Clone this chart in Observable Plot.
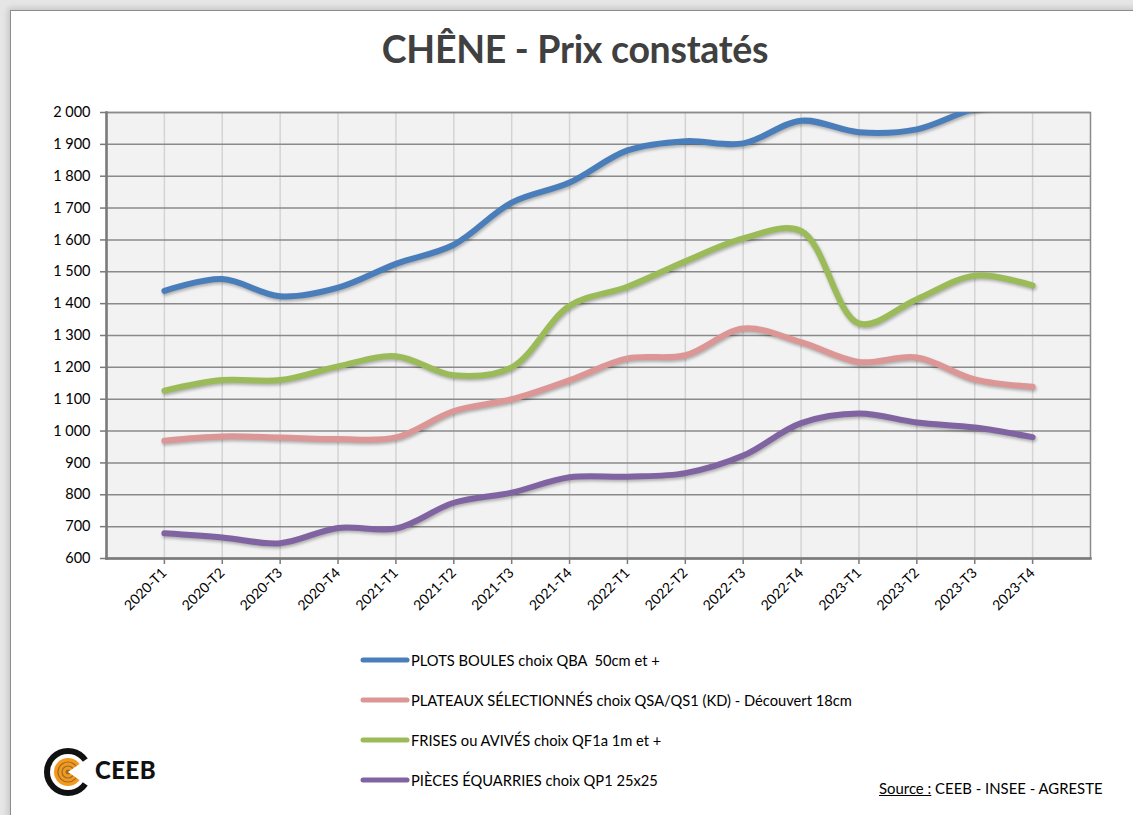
<!DOCTYPE html>
<html>
<head>
<meta charset="utf-8">
<script src="https://cdn.jsdelivr.net/npm/d3@7"></script>
<script src="https://cdn.jsdelivr.net/npm/@observablehq/plot@0.6"></script>
<style>
  html, body { margin: 0; padding: 0; }
  body { width: 1133px; height: 815px; overflow: hidden; background: #e6e6e6; font-family: Lato, "Open Sans", sans-serif; position: relative; }
  #card { position: absolute; left: 10px; top: 10px; width: 1200px; height: 900px; background: #fff; border: 1px solid #8c8c8c; box-shadow: -2px -2px 6px rgba(0,0,0,0.15); }
  #title { position: absolute; left: 0; width: 1150px; top: 26px; text-align: center; font-weight: 700; font-size: 37.5px; color: #404040; letter-spacing: -0.3px; }
  #chart { position: absolute; left: 0; top: 100px; }
  #legend { position: absolute; left: 358px; top: 640px; }
  .item { display: flex; align-items: center; height: 40px; font-size: 14.7px; color: #000; }
  .item svg { margin-right: 1px; }
  #source { position: absolute; left: 879px; top: 779px; font-size: 14.9px; color: #000; }
  #source u { text-decoration: underline; }
  #logo { position: absolute; left: 44px; top: 744px; }
  #logotext { position: absolute; left: 95px; top: 755px; font-weight: 900; font-size: 24px; color: #111; letter-spacing: 0.5px; }
  #chart path.series { filter: drop-shadow(1px 2px 1.5px rgba(0,0,0,0.28)); }
</style>
</head>
<body>
<div id="card"></div>
<div id="title">CHÊNE - Prix constatés</div>
<div id="chart"></div>
<div id="legend"></div>
<svg id="logo" width="50" height="56" viewBox="0 0 50 56">
  <circle cx="24" cy="28" r="21" fill="none" stroke="#111" stroke-width="6"/>
  <circle cx="24" cy="28" r="14" fill="#f39a1e"/>
  <circle cx="24" cy="28" r="10" fill="none" stroke="#9a6a2e" stroke-width="1.2"/>
  <circle cx="24" cy="28" r="6" fill="none" stroke="#9a6a2e" stroke-width="1.2"/>
  <circle cx="24" cy="28" r="2.5" fill="#9a6a2e"/>
  <path d="M24 28 L50 10 L50 46 Z" fill="#fff"/>
</svg>
<div id="logotext">CEEB</div>
<div id="source"><u>Source :</u> CEEB - INSEE - AGRESTE</div>
<script>
const periods = ["2020-T1","2020-T2","2020-T3","2020-T4","2021-T1","2021-T2","2021-T3","2021-T4","2022-T1","2022-T2","2022-T3","2022-T4","2023-T1","2023-T2","2023-T3","2023-T4"];
const seriesNames = [
  "PLOTS BOULES choix QBA  50cm et +",
  "PLATEAUX SÉLECTIONNÉS choix QSA/QS1 (KD) - Découvert 18cm",
  "FRISES ou AVIVÉS choix QF1a 1m et +",
  "PIÈCES ÉQUARRIES choix QP1 25x25"
];
const seriesColors = ["#4a7ebb", "#dc9695", "#9bbb59", "#8064a2"];
const plotsBoules = [1440, 1477, 1423, 1450, 1525, 1585, 1717, 1780, 1881, 1910, 1903, 1974, 1938, 1947, 2012, 2040];
const plateaux = [970, 983, 980, 975, 980, 1063, 1100, 1160, 1228, 1238, 1322, 1279, 1217, 1231, 1162, 1139];
const frises = [1127, 1160, 1160, 1203, 1235, 1175, 1200, 1393, 1453, 1533, 1605, 1628, 1338, 1414, 1488, 1457];
const pieces = [679, 666, 648, 696, 694, 775, 807, 855, 857, 868, 923, 1025, 1055, 1027, 1011, 981];
const yTicks = [600, 700, 800, 900, 1000, 1100, 1200, 1300, 1400, 1500, 1600, 1700, 1800, 1900, 2000];

const allSeries = [plotsBoules, plateaux, frises, pieces];
const rows = [];
allSeries.forEach((vals, s) => vals.forEach((v, i) => rows.push({period: periods[i], value: v, series: seriesNames[s]})));

const fmt = d => d3.format(",")(d).replace(/,/g, " ");

const chart = Plot.plot({
  width: 1133,
  height: 540,
  marginLeft: 106,
  marginRight: 43,
  marginTop: 12,
  marginBottom: 82,
  style: {fontFamily: "Lato, 'Open Sans', sans-serif", background: "transparent", overflow: "visible"},
  x: {type: "point", domain: periods, padding: 1, round: false},
  y: {domain: [600, 2000]},
  color: {domain: seriesNames, range: seriesColors},
  marks: [
    Plot.frame({fill: "#f2f2f2", stroke: "none"}),
    Plot.ruleX(periods, {stroke: "#d4d4d4", strokeWidth: 1.5}),
    Plot.ruleY(yTicks, {stroke: "#8a8a8a", strokeWidth: 1.5}),
    Plot.frame({stroke: "#8a8a8a", strokeWidth: 1.5}),
    Plot.frame({anchor: "left", stroke: "#7a7a7a", strokeWidth: 2.5}),
    Plot.frame({anchor: "bottom", stroke: "#7a7a7a", strokeWidth: 2.5}),
    Plot.line(rows, {x: "period", y: "value", z: "series", stroke: "series", strokeWidth: 6, curve: "catmull-rom", clip: true, className: "series", strokeLinecap: "round", strokeLinejoin: "round"}),
    Plot.axisY({ticks: yTicks, tickFormat: fmt, tickSize: 6, tickPadding: 10, fontSize: 14.5, color: "#000", stroke: "#7a7a7a", strokeWidth: 1.5, label: null}),
    Plot.axisX({tickSize: 6, tickRotate: -45, tickPadding: 6, fontSize: 14, color: "#000", stroke: "#7a7a7a", strokeWidth: 1.5, label: null})
  ]
});
document.getElementById("chart").appendChild(chart);
chart.querySelectorAll("g.series path, path.series").forEach(p => p.classList.add("series"));

const legend = document.getElementById("legend");
seriesNames.forEach((name, i) => {
  const div = document.createElement("div");
  div.className = "item";
  div.innerHTML = `<svg width="52" height="10"><line x1="5" y1="5" x2="49" y2="5" stroke="${seriesColors[i]}" stroke-width="5" stroke-linecap="round"/></svg><span>${name.replace(/  /g, "&nbsp; ")}</span>`;
  legend.appendChild(div);
});
</script>
</body>
</html>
====
## PROBLEM DETAILS:
Copy all the lines of data exactly as they appear, dropping any images.

## SOLUTION FOR THIS TASK:
Clone this chart in Observable Plot.
<!DOCTYPE html>
<html>
<head>
<meta charset="utf-8">
<script src="https://cdn.jsdelivr.net/npm/d3@7"></script>
<script src="https://cdn.jsdelivr.net/npm/@observablehq/plot@0.6"></script>
<style>
  html, body { margin: 0; padding: 0; }
  body { width: 1133px; height: 815px; overflow: hidden; background: #e6e6e6; font-family: Lato, "Open Sans", sans-serif; position: relative; }
  #card { position: absolute; left: 10px; top: 10px; width: 1200px; height: 900px; background: #fff; border: 1px solid #8c8c8c; box-shadow: -2px -2px 6px rgba(0,0,0,0.15); }
  #title { position: absolute; left: 0; width: 1150px; top: 26px; text-align: center; font-weight: 700; font-size: 37.5px; color: #404040; letter-spacing: -0.3px; }
  #chart { position: absolute; left: 0; top: 100px; }
  #legend { position: absolute; left: 358px; top: 640px; }
  .item { display: flex; align-items: center; height: 40px; font-size: 14.7px; color: #000; }
  .item svg { margin-right: 1px; }
  #source { position: absolute; left: 879px; top: 779px; font-size: 14.9px; color: #000; }
  #source u { text-decoration: underline; }
  #logo { position: absolute; left: 44px; top: 744px; }
  #logotext { position: absolute; left: 95px; top: 755px; font-weight: 900; font-size: 24px; color: #111; letter-spacing: 0.5px; }
  #chart path.series { filter: drop-shadow(1px 2px 1.5px rgba(0,0,0,0.28)); }
</style>
</head>
<body>
<div id="card"></div>
<div id="title">CHÊNE - Prix constatés</div>
<div id="chart"></div>
<div id="legend"></div>
<svg id="logo" width="50" height="56" viewBox="0 0 50 56">
  <circle cx="24" cy="28" r="21" fill="none" stroke="#111" stroke-width="6"/>
  <circle cx="24" cy="28" r="14" fill="#f39a1e"/>
  <circle cx="24" cy="28" r="10" fill="none" stroke="#9a6a2e" stroke-width="1.2"/>
  <circle cx="24" cy="28" r="6" fill="none" stroke="#9a6a2e" stroke-width="1.2"/>
  <circle cx="24" cy="28" r="2.5" fill="#9a6a2e"/>
  <path d="M24 28 L50 10 L50 46 Z" fill="#fff"/>
</svg>
<div id="logotext">CEEB</div>
<div id="source"><u>Source :</u> CEEB - INSEE - AGRESTE</div>
<script>
const periods = ["2020-T1","2020-T2","2020-T3","2020-T4","2021-T1","2021-T2","2021-T3","2021-T4","2022-T1","2022-T2","2022-T3","2022-T4","2023-T1","2023-T2","2023-T3","2023-T4"];
const seriesNames = [
  "PLOTS BOULES choix QBA  50cm et +",
  "PLATEAUX SÉLECTIONNÉS choix QSA/QS1 (KD) - Découvert 18cm",
  "FRISES ou AVIVÉS choix QF1a 1m et +",
  "PIÈCES ÉQUARRIES choix QP1 25x25"
];
const seriesColors = ["#4a7ebb", "#dc9695", "#9bbb59", "#8064a2"];
const plotsBoules = [1440, 1477, 1423, 1450, 1525, 1585, 1717, 1780, 1881, 1910, 1903, 1974, 1938, 1947, 2012, 2040];
const plateaux = [970, 983, 980, 975, 980, 1063, 1100, 1160, 1228, 1238, 1322, 1279, 1217, 1231, 1162, 1139];
const frises = [1127, 1160, 1160, 1203, 1235, 1175, 1200, 1393, 1453, 1533, 1605, 1628, 1338, 1414, 1488, 1457];
const pieces = [679, 666, 648, 696, 694, 775, 807, 855, 857, 868, 923, 1025, 1055, 1027, 1011, 981];
const yTicks = [600, 700, 800, 900, 1000, 1100, 1200, 1300, 1400, 1500, 1600, 1700, 1800, 1900, 2000];

const allSeries = [plotsBoules, plateaux, frises, pieces];
const rows = [];
allSeries.forEach((vals, s) => vals.forEach((v, i) => rows.push({period: periods[i], value: v, series: seriesNames[s]})));

const fmt = d => d3.format(",")(d).replace(/,/g, " ");

const chart = Plot.plot({
  width: 1133,
  height: 540,
  marginLeft: 106,
  marginRight: 43,
  marginTop: 12,
  marginBottom: 82,
  style: {fontFamily: "Lato, 'Open Sans', sans-serif", background: "transparent", overflow: "visible"},
  x: {type: "point", domain: periods, padding: 1, round: false},
  y: {domain: [600, 2000]},
  color: {domain: seriesNames, range: seriesColors},
  marks: [
    Plot.frame({fill: "#f2f2f2", stroke: "none"}),
    Plot.ruleX(periods, {stroke: "#d4d4d4", strokeWidth: 1.5}),
    Plot.ruleY(yTicks, {stroke: "#8a8a8a", strokeWidth: 1.5}),
    Plot.frame({stroke: "#8a8a8a", strokeWidth: 1.5}),
    Plot.frame({anchor: "left", stroke: "#7a7a7a", strokeWidth: 2.5}),
    Plot.frame({anchor: "bottom", stroke: "#7a7a7a", strokeWidth: 2.5}),
    Plot.line(rows, {x: "period", y: "value", z: "series", stroke: "series", strokeWidth: 6, curve: "catmull-rom", clip: true, className: "series", strokeLinecap: "round", strokeLinejoin: "round"}),
    Plot.axisY({ticks: yTicks, tickFormat: fmt, tickSize: 6, tickPadding: 10, fontSize: 14.5, color: "#000", stroke: "#7a7a7a", strokeWidth: 1.5, label: null}),
    Plot.axisX({tickSize: 6, tickRotate: -45, tickPadding: 6, fontSize: 14, color: "#000", stroke: "#7a7a7a", strokeWidth: 1.5, label: null})
  ]
});
document.getElementById("chart").appendChild(chart);
chart.querySelectorAll("g.series path, path.series").forEach(p => p.classList.add("series"));

const legend = document.getElementById("legend");
seriesNames.forEach((name, i) => {
  const div = document.createElement("div");
  div.className = "item";
  div.innerHTML = `<svg width="52" height="10"><line x1="5" y1="5" x2="49" y2="5" stroke="${seriesColors[i]}" stroke-width="5" stroke-linecap="round"/></svg><span>${name.replace(/  /g, "&nbsp; ")}</span>`;
  legend.appendChild(div);
});
</script>
</body>
</html>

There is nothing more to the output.